Chinese-style Pork with Green Peppers, plus Steamed Rice

Tuesday 29 November
We're pretty sure we've made this recently, so it should be on the blog.  But Blogspot's search engine has become so unreliable lately that the little box at the left top corner can't find older posts at all.  (If you're similarly stymied, by the way, try googling your search terms coupled with "holtandbarbara".  Google, unlike Blogspot, still works.) 
In the fridge were the last of Sharon's garden peppers and a packet of scrappy pork frozen, which prompted this dish. 

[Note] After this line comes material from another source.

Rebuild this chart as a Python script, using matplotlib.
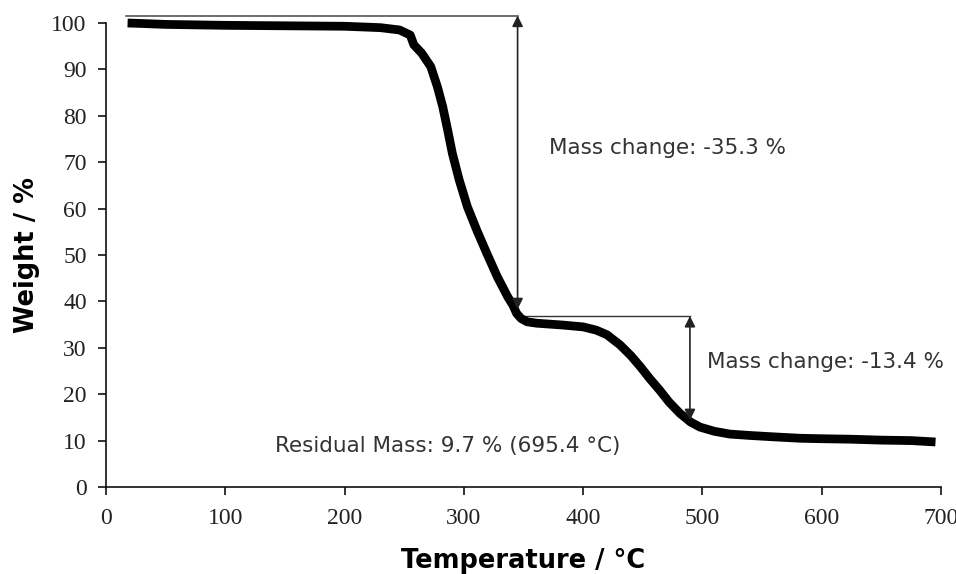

First, we set a half cup of long grain rice to cook.  Have we ever mentioned our simplest method of doing this before?  Blogspot won't tell me, so I'll just write it.  We take a small pot with tight cover, grease its inside with a leftover butter-wrapper kept for this purpose, put the rice and a dash of kosher salt in the pot, add twice the amount of water as rice, set on the fire until it just boils, and then cover tightly and set at lowest possible heat for 19 minutes.  At that point, uncover, fluff, and you're there.
We sliced the pork into small coins, then made same-size slices out of 2 onions, 5 little green peppers, and a carrot (with Holt's trademark notches dressing the latter up). 


Our mise-en-place continued with a clove of minced garlic and an equal amount of grated fresh ginger.  Half got mixed into the pork in its marinade (2 Tbsp. soy sauce, 1 Tbsp. Shao Xing wine, and a dusting of sugar and black pepper), the other half was used in the initial stir-frying of vedge, in this order: onion, peppers, garlic and ginger, carrot.  When the vedge was all bright, we popped in a block of veal broth until a couple of tablespoons melted, removed it, covered the wok, lowered the heat, and simmered until tender. 
Then we set the vedge aside in the warmer and stir-fried the pork; when no pink was left, we put two Tbsps. of black bean garlic sauce in center, cooked it briefly, re-added all vedge, and dressed the dish with sesame oil.  The black bean sauce gave it a nice edge, different from the ketchupy sweetness you want with green pepper beef.